I felt like Hannibal Lecter that night, sopping up the chicken stew with hunks of crusty bread. But I was starving; it had been forty-five minutes since my last meal. You’d think that afternoon massacre would have prompted a conversion to veganism, but one taste of the spicy sausage in the paella shackled my compassion. To this day I have repeated nightmares in which the souls of all of the animals I’ve eaten gather to gnaw me to death. Yet I always wake up with a yen for bacon.

I
spent the rest of the summer cutting slits in the elastic waistbands of my skirts. I had gained thirty-five pounds, most of which went right to my face. It was as if someone had put a bicycle pump up my mouth and inflated until the brink of explosion. After almost three months of asking, “Quien disparo JR?” and scarfing
tortillas de patatas
, I decided to meet my best friend, Holly, in Paris before returning to the land of Ann Taylor, Skittles, and MTV. Holly was having her own teenage summer abroad, just more luxe. She lived with a French family on avenue Foch, in the chicest arrondissement of Paris. She was smoking Gitanes and being courted by French boys with silk ascots and tailored shirts. The only chicken she choked belonged to a French banker’s son, in the garden maze of their weekend chateau.

We decided to travel to Brittany and stay in a bed-and-breakfast. It was the first time we had traveled unchaperoned; this was before AMBER Alerts, and children on milk cartons were just getting started. The notion of anything
Law & Order SVU
happening to us never crossed our minds, perhaps because we were more predator than prey. Today I am so paranoid, I tried to find a GPS-tracking chip to implant in my daughter’s scalp so if she were ever abducted, I could track her down like a missing Honda. I still may buy the patent.

The first order of business in the majestic northeast part of France was to ignore the ravishing countryside with the misty moors, and lose pounds. We were both pudgy (read: fat), and needed to slim down before we went back to Paris, a city where women look like walking wind chimes with blunt haircuts and poppy red lipstick. So we created our own diet, a cleanse of sorts. We drank only black tea with heaps of sugar and triple cream. Take that, South Beach diet! After two days we became weak and light-headed insomniacs and back in Paris decided to trade in our weight-loss pact for a platter of profiteroles and that cheese at Café Lipp that smells like feet.

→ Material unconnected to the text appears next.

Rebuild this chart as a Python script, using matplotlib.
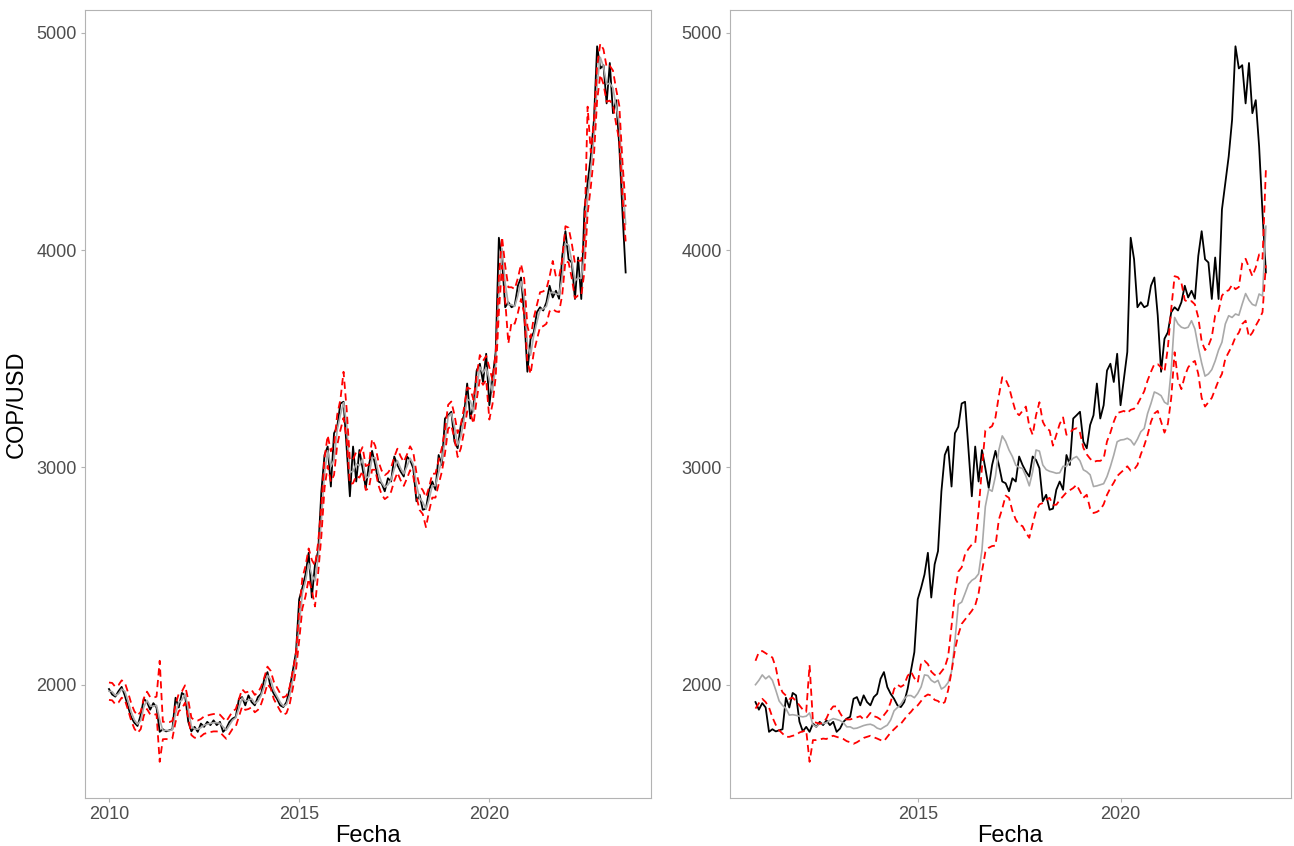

I didn’t think it possible for me to tip the scales at 140 pounds, but when I arrived at Dulles International Airport, I was pushing 153 pounds. I had become the “before” in the Jenny Craig posters. As I collected my luggage at baggage claim (I had left the tennis racquet in Zamora; Jose begged to have it to play Hit the Cowpatty Over the House), I scanned the crowds. And then I spotted her. My mother was wheeling an airport cart in my direction. She was statuesque and tan and gracefully pushed the cart before her like a stewardess offering the warm cookies in first class.

I smiled. I was ecstatic to see her—and the Burger King sign just beyond. She got closer and closer. She smiled, I smiled; my steps turned to a light trot, my arms outstretched. And then . . . she walked right past me.

I paused for a Whopper and then set off to find her.